Darf man das?
Nimm dir mal ein paar Minuten, um die folgenden Fragen zu beantworten:
- Was ist das Krasseste, was du je zu Gott gesagt hast?
- Hast du schon mal mit Gott “gekämpft”?
- Hast du Gott schon mal wirklich Vorwürfe gemacht?
- Ihn angeschrien? Geweint?
Hm. Ist das eigentlich ok? Dürfen wir so mit Gott reden?
Ein Experte für diese Frage dürfte Jeremia sein. Er hat ein ganzes Buch geschrieben, das Klagelieder heißt und wird auch “weinender Prophet” genannt – weil er so viel leidet: Wegen des Schicksals, das sein Volk treffen soll, wegen des Leids, das er selbst erlebt, weil er Gott nicht versteht, weil er Menschen nicht versteht, weil er im Gefängnis sitzt, weil er in eine Zisterne geworfen wurde, weil ihn das Elend und der Starrsinn anderer Leute verbittert. Jeremia kommt mehr als einmal an seine Grenzen. Und macht das auch deutlich: “Ich wurde müde, es auszuhalten; ja, ich kann es nicht” (Jeremia 20,9).
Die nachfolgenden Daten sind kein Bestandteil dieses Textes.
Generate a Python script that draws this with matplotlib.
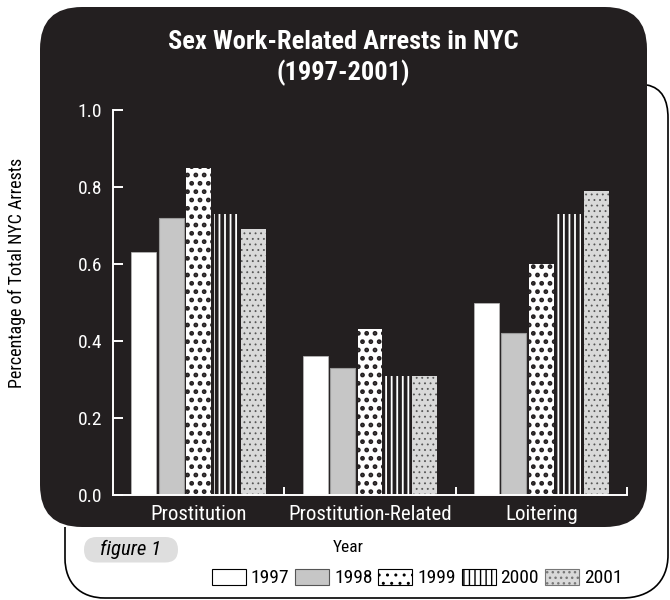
import numpy as np
import matplotlib
matplotlib.use('Agg')
import matplotlib.pyplot as plt
from matplotlib import font_manager
from matplotlib.patches import FancyBboxPatch, PathPatch, Patch
from matplotlib.path import Path

# data
categories = ['Prostitution', 'Prostitution-Related', 'Loitering']
years = ['1997', '1998', '1999', '2000', '2001']
arrests_1997 = [0.63, 0.36, 0.50]
arrests_1998 = [0.72, 0.33, 0.42]
arrests_1999 = [0.85, 0.43, 0.60]
arrests_2000 = [0.73, 0.31, 0.73]
arrests_2001 = [0.69, 0.31, 0.79]
yticks = [0.0, 0.2, 0.4, 0.6, 0.8, 1.0]

# pick a narrow font if there is one
avail = {f.name for f in font_manager.fontManager.ttflist}
fam = 'DejaVu Sans'
for cand in ['Liberation Sans Narrow', 'Roboto Condensed', 'Open Sans Condensed', 'Roboto']:
    if cand in avail:
        fam = cand
        break
plt.rcParams['font.family'] = [fam, 'DejaVu Sans']

dark = '#231f20'

fig = plt.figure(figsize=(6.7, 6.0), dpi=100)

# black rounded panel behind the chart
panel = FancyBboxPatch((0.40, 0.73), 6.07, 5.20, boxstyle='round,pad=0,rounding_size=0.42',
                       transform=fig.dpi_scale_trans, facecolor=dark, edgecolor='none', zorder=-10)
fig.add_artist(panel)

# outer frame line (pixel coords -> inches)
px = [(647, 85), (662, 88), (668, 100), (668, 118), (668, 555), (668, 582), (650, 598), (622, 598),
      (105, 598), (80, 598), (65, 583), (65, 558), (65, 527)]
codes = [Path.MOVETO, Path.CURVE4, Path.CURVE4, Path.CURVE4, Path.LINETO, Path.CURVE4, Path.CURVE4,
         Path.CURVE4, Path.LINETO, Path.CURVE4, Path.CURVE4, Path.CURVE4, Path.LINETO]
verts = [(x / 100, (600 - y) / 100) for x, y in px]
frame = PathPatch(Path(verts, codes), transform=fig.dpi_scale_trans, facecolor='none',
                  edgecolor='black', linewidth=1.2, zorder=-11)
fig.add_artist(frame)

# grey pill behind "figure 1"
pill = FancyBboxPatch((0.84, 0.375), 0.94, 0.255, boxstyle='round,pad=0,rounding_size=0.127',
                      transform=fig.dpi_scale_trans, facecolor='#dedede', edgecolor='none', zorder=-9)
fig.add_artist(pill)

ax = fig.add_axes([113 / 670, 1 - 495 / 600, (627 - 113) / 670, (495 - 110) / 600])
ax.set_facecolor('none')

x = np.arange(len(categories)) + 0.5
w = 0.145
step = 0.16

styles = [
    dict(color='white', edgecolor='#bbbbbb', linewidth=0.5),
    dict(color='#c6c6c6', edgecolor='#9a9a9a', linewidth=0.8),
    dict(facecolor='white', edgecolor=dark, linewidth=0, hatch='..'),
    dict(facecolor=dark, edgecolor='white', linewidth=0, hatch='|||'),
    dict(facecolor='#d9d9d9', edgecolor='#555555', linewidth=0, hatch='...'),
]
hatch_lw = [1.0, 1.0, 2.2, 1.3, 0.6]
series = [arrests_1997, arrests_1998, arrests_1999, arrests_2000, arrests_2001]

for i, (vals, st) in enumerate(zip(series, styles)):
    with plt.rc_context({'hatch.linewidth': hatch_lw[i]}):
        ax.bar(x + (i - 2) * step, vals, w, **st)

ax.set_xlim(0, 3)
ax.set_ylim(0, 1.0)
ax.set_yticks(yticks)
ax.set_yticklabels([f'{v:.1f}' for v in yticks])
ax.set_xticks(x)
ax.set_xticklabels(categories)
ax.set_xticks([1, 2, 3], minor=True)

for s in ['top', 'right']:
    ax.spines[s].set_visible(False)
for s in ['left', 'bottom']:
    ax.spines[s].set_color('white')
    ax.spines[s].set_linewidth(1.4)

ax.tick_params(axis='y', direction='in', length=7, width=1.4, color='white',
               labelcolor='white', labelsize=14, pad=8)
ax.tick_params(axis='x', which='major', length=0, labelcolor='white', labelsize=15, pad=7)
ax.tick_params(axis='x', which='minor', direction='in', length=6, width=1.4, color='white')

fig.text(343 / 670, 1 - 42 / 600, 'Sex Work-Related Arrests in NYC',
         ha='center', va='center', color='white', fontsize=19, fontweight='bold')
fig.text(343 / 670, 1 - 73 / 600, '(1997-2001)',
         ha='center', va='center', color='white', fontsize=19, fontweight='bold')

fig.text(17 / 670, 1 - 273 / 600, 'Percentage of Total NYC Arrests', rotation=90,
         ha='center', va='center', fontsize=13, color='black')

fig.text(131 / 670, 1 - 549 / 600, 'figure 1', style='italic', fontsize=15, ha='center', va='center')

fig.text(348 / 670, 1 - 548 / 600, 'Year', ha='center', va='center', fontsize=12.5)

# legend swatches, outlined like the printed key
leg_styles = [
    dict(facecolor='white', edgecolor='black', linewidth=0.8),
    dict(facecolor='#c6c6c6', edgecolor='#555555', linewidth=0.8),
    dict(facecolor='white', edgecolor='black', linewidth=0.8, hatch='..'),
    dict(facecolor='white', edgecolor='black', linewidth=0.8, hatch='|||'),
    dict(facecolor='#d9d9d9', edgecolor='#777777', linewidth=0.8, hatch='...'),
]
leg_lw = [1.0, 1.0, 1.6, 1.3, 0.6]
handles = []
for i, st in enumerate(leg_styles):
    with plt.rc_context({'hatch.linewidth': leg_lw[i]}):
        handles.append(Patch(label=years[i], **st))

fig.legend(handles=handles, loc='center', bbox_to_anchor=(417 / 670, 1 - 578 / 600), ncol=5,
           frameon=False, fontsize=14, handlelength=1.75, handleheight=0.9, handletextpad=0.25,
           columnspacing=0.3, borderpad=0)

fig.savefig('out.png', dpi=100)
Mehr als einmal geht Jeremia mit seinen Emotionen zu Gott. Ganz zu Beginn seiner Aufzeichnungen sagt er einen Satz, der uns helfen kann, das zu verstehen. Und der uns helfen kann, selbst mit unseren Emotionen zu Gott zu kommen. Als Jeremia einmal völlig am Boden ist, sagt er: „Herr, du würdest immer recht behalten, wenn ich mit dir streiten wollte. Trotzdem will ich einige Rechtsfragen mit dir bereden.“ (Jeremia 12,1a).
Und dann legt er los.
Das will ich von Jeremia lernen. Ich will Gott ehrlich sagen, wie es mir geht, und ihm meine Fragen und meine Verzweiflung bringen. Ungeschminkt. Ehrlich. Verletzlich. Ohne Angst. Wie kannst du nur überall versprechen, dass du Frieden bringst – aber meine Freundin, die ihn so sehr sucht, verweigerst du ihn? Gott, ich hasse Krebs, und ich hasse es, dass wir in einer Welt leben, in der du nichts dagegen unternimmst.
Aber ich will mir von Jeremia auch abschauen, mit welcher Einstellung er zu Gott kommt. Jeremia bringt das Fazit quasi direkt am Anfang. Er bekennt: Gott, letztlich bist du Gott. Du bist viel größer als ich. Und du machst alles richtig – auch wenn es sich für mich nicht so anfühlt. Und dann kommt das ‚Trotzdem‘.